The somewhat bad news is that, in many cases, they want to discuss sustainability as part of a course which focuses through a lens with which my folks and I aren't immediately familiar.  That doesn't mean that we can't understand it, can't get familiar with it, can't figure out how to engage sustainability concerns while looking through it.  It does mean, however, that it takes us a bit of time and effort to do those things.  When a professor asks, we don't want to say "no" -- as I said, we've been working for years to encourage profs to invite us into the conversation.  And we don't want to do a half-assed job of it -- respond ineptly to an early invitation and we're not likely to be asked back again next year.  But resources (time, attention, energy) are available only in finite supply.  And the worse news is that these invitations tend to pop up (usually, without warning) in August.

So the month during which the nation of France (I'm told) goes on holiday is the month during which, increasingly, I compound my personal need for a holiday.  My need for peace and quiet.  To get away from it all for a bit.  And the month during which I'm most dependent for my short-term survival on occasional doses of sanity, clear thought and gentle humor.  What's making this August worse than the ones that went before is that two of the voices I've become dependent on for sanity, clarity and humor have abandoned me.  (Well, not me in any individual sense.  They've abandoned their whole audiences of which I'm only one more-or-less regular member.)

I knew about John Fugelsang's departure, of course.  The whole disappearance of Current TV was hardly a surprise.  I have high hopes for Al Jazeera America as a full-time old-school professional news organization similar, at least in aspiration, to the ones of my youth.  But I wonder how much one healthy dose of unseasoned global information can address the cultural problems of a society hooked on jingoistic, high-sodium, high-fat, high-fructose government-subsidized corn syrup.  Lots of garbage in, most of the garbage passes out, but enough of it is retained to create a sort of social informational diabesity.  Fugelsang was (and, I hope, will be again) one of the gentler and more effective voices reminding us that fruits and veg actually taste better than Twinkies.  And that you can't have informed consent of the governed when the citizenry isn't allowed to know what the government's doing.  I already miss his voice.

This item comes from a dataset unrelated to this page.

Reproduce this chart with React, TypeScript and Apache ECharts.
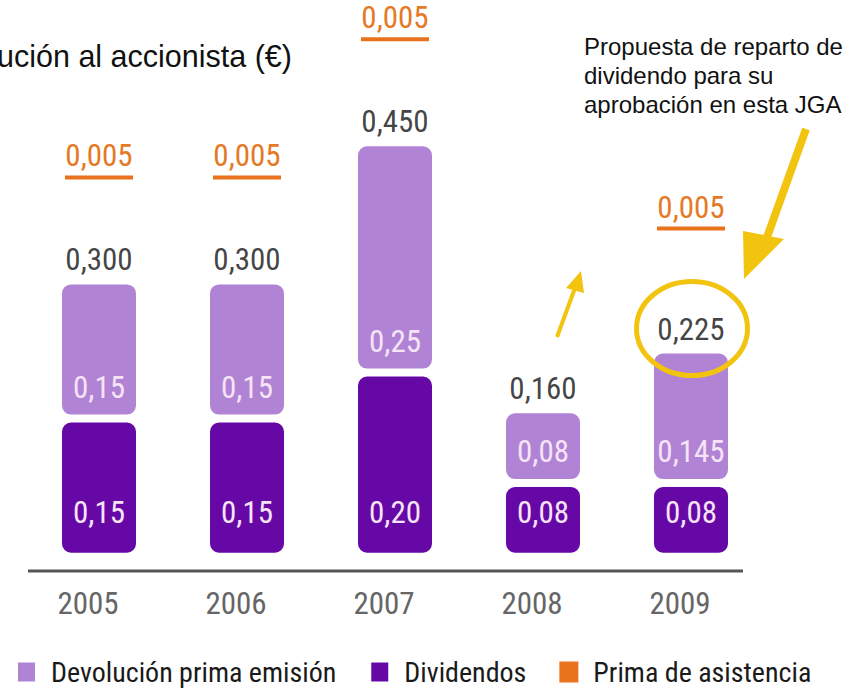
import React, { useEffect, useRef } from "react";
import * as echarts from "echarts";

const categories = ["2005", "2006", "2007", "2008", "2009"];
const dividendos = [0.15, 0.15, 0.2, 0.08, 0.08];
const devolucionPrima = [0.15, 0.15, 0.25, 0.08, 0.145];
const primaAsistencia: (number | null)[] = [0.005, 0.005, 0.005, null, 0.005];
const legendNames = ["Devolución prima emisión", "Dividendos", "Prima de asistencia"];
const titleText = "ución al accionista (€)";
const noteText = "Propuesta de reparto de\ndividendo para su\naprobación en esta JGA";

const totals = categories.map((_, i) => dividendos[i] + devolucionPrima[i]);

const fmt = (v: number, d: number) => v.toFixed(d).replace(".", ",");
const fmtSeg = (v: number) => (Math.round(v * 1000) % 10 !== 0 ? fmt(v, 3) : fmt(v, 2));

const NUM_FONT = "'Roboto Condensed', 'Liberation Sans Narrow', 'Open Sans', sans-serif";
const ARIAL = "'Liberation Sans', Arial, sans-serif";
const LIGHT = "#b083d4";
const DARK = "#6608a6";
const ORANGE = "#e8731c";
const YELLOW = "#f2c30f";

export default function App() {
  const ref = useRef<HTMLDivElement>(null);
  useEffect(() => {
    if (!ref.current) return;
    const chart = echarts.init(ref.current, undefined, { renderer: "svg" });
    const option: any = {
      animation: false,
      grid: { left: 25, right: 86, top: 0, bottom: 119 },
      xAxis: {
        type: "category",
        data: categories,
        axisLine: { show: false },
        axisTick: { show: false },
        axisLabel: {
          color: "#666",
          fontSize: 31,
          fontFamily: NUM_FONT,
          margin: 17,
          padding: [0, 22, 0, 0],
        },
      },
      yAxis: { type: "value", min: -0.0155, max: 0.6045, show: false, splitLine: { show: false } },
      legend: {
        data: legendNames,
        icon: "rect",
        itemWidth: 19,
        itemHeight: 21,
        itemGap: 33,
        left: 16,
        top: 658,
        padding: 0,
        selectedMode: false,
        textStyle: { fontSize: 28, color: "#1a1a1a", fontFamily: NUM_FONT, padding: [0, 0, 0, 10] },
      },
      series: [
        {
          name: "Dividendos",
          type: "bar",
          stack: "t",
          barWidth: 82,
          data: dividendos,
          itemStyle: { color: DARK, borderColor: "#fff", borderWidth: 4, borderRadius: 11 },
          label: {
            show: true,
            position: "insideBottom",
            distance: 29,
            color: "#f6e4f6",
            fontSize: 31,
            fontFamily: NUM_FONT,
            formatter: (p: any) => fmtSeg(p.value),
          },
        },
        {
          name: "Devolución prima emisión",
          type: "bar",
          stack: "t",
          barWidth: 82,
          data: devolucionPrima,
          itemStyle: { color: LIGHT, borderColor: "#fff", borderWidth: 4, borderRadius: 11 },
          label: {
            show: true,
            position: "insideBottom",
            distance: 16,
            color: "#f6e4f6",
            fontSize: 31,
            fontFamily: NUM_FONT,
            formatter: (p: any) => fmtSeg(p.value),
          },
        },
        {
          name: "Total",
          type: "scatter",
          data: totals,
          symbolSize: 0,
          silent: true,
          label: {
            show: true,
            position: "top",
            distance: 5,
            color: "#111",
            fontSize: 31,
            fontFamily: NUM_FONT,
            formatter: (p: any) => fmt(p.value, 3),
          },
        },
        {
          name: "Prima de asistencia",
          type: "scatter",
          symbol: "rect",
          symbolSize: [68, 4],
          silent: true,
          itemStyle: { color: ORANGE, opacity: 1 },
          data: categories.map((_, i) =>
            primaAsistencia[i] == null
              ? "-"
              : { value: totals[i], symbolOffset: [0, i === 4 ? -121 : -103] }
          ),
          label: {
            show: true,
            position: "top",
            distance: 4,
            color: "#e47a26",
            fontSize: 31,
            fontFamily: NUM_FONT,
            formatter: (p: any) => fmt(primaAsistencia[p.dataIndex] as number, 3),
          },
        },
      ],
      graphic: [
        {
          type: "text",
          x: -3,
          y: 56,
          z: 100,
          style: { text: titleText, font: `30.5px ${ARIAL}`, fill: "#111", verticalAlign: "middle" },
        },
        {
          type: "text",
          x: 584,
          y: 32,
          z: 100,
          style: { text: noteText, font: `24px ${ARIAL}`, lineHeight: 29, fill: "#111", verticalAlign: "top" },
        },
        {
          type: "line",
          z: 100,
          shape: { x1: 28, y1: 571, x2: 743, y2: 571 },
          style: { stroke: "#555", lineWidth: 3 },
        },
        {
          type: "ellipse",
          z: 100,
          shape: { cx: 692, cy: 328.5, rx: 55.5, ry: 47 },
          style: { fill: "none", stroke: YELLOW, lineWidth: 5 },
        },
        {
          type: "line",
          z: 100,
          shape: { x1: 806, y1: 129, x2: 766, y2: 240 },
          style: { stroke: YELLOW, lineWidth: 8 },
        },
        {
          type: "polygon",
          z: 100,
          shape: { points: [[743, 231], [784, 239], [744, 279]] },
          style: { fill: YELLOW },
        },
        {
          type: "line",
          z: 100,
          shape: { x1: 557, y1: 337, x2: 575, y2: 288 },
          style: { stroke: YELLOW, lineWidth: 4 },
        },
        {
          type: "polygon",
          z: 100,
          shape: { points: [[581, 271], [566, 288], [584, 293]] },
          style: { fill: YELLOW },
        },
      ],
    };
    chart.setOption(option);
    return () => chart.dispose();
  }, []);
  return (
    <div
      ref={ref}
      style={{ position: "absolute", left: 0, top: 0, width: 851, height: 690 }}
    />
  );
}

What caught me by surprise was David Roberts's recently announced (if still upcoming) hiatus from Grist.  I don't always agree with Roberts's analyses of sustainability-related issues, but I read him pretty regularly and I generally enrich my understanding of some subject by doing so.  A cogent voice can be comforting, and Roberts only rarely lacks cogency.  Unlike Current TV, Roberts (so he says) isn't going away forever -- he claims to be taking a year off to recharge.  To get away from it all.  To find a bit of that peace and quiet thing.  (Roberts says he's not only taking a year off from work, he's taking time away from email, the web, pretty much all that "virtual" stuff.)  I can hardly begrudge him some well-earned rest; I can only envy him the flexibility and resources to be able to take it. 

So I'm happy for Roberts.  I'm just unhappy that he decided to make his announcement in August.  This August, particularly.  (Although next August will probably be worse.  Sigh.)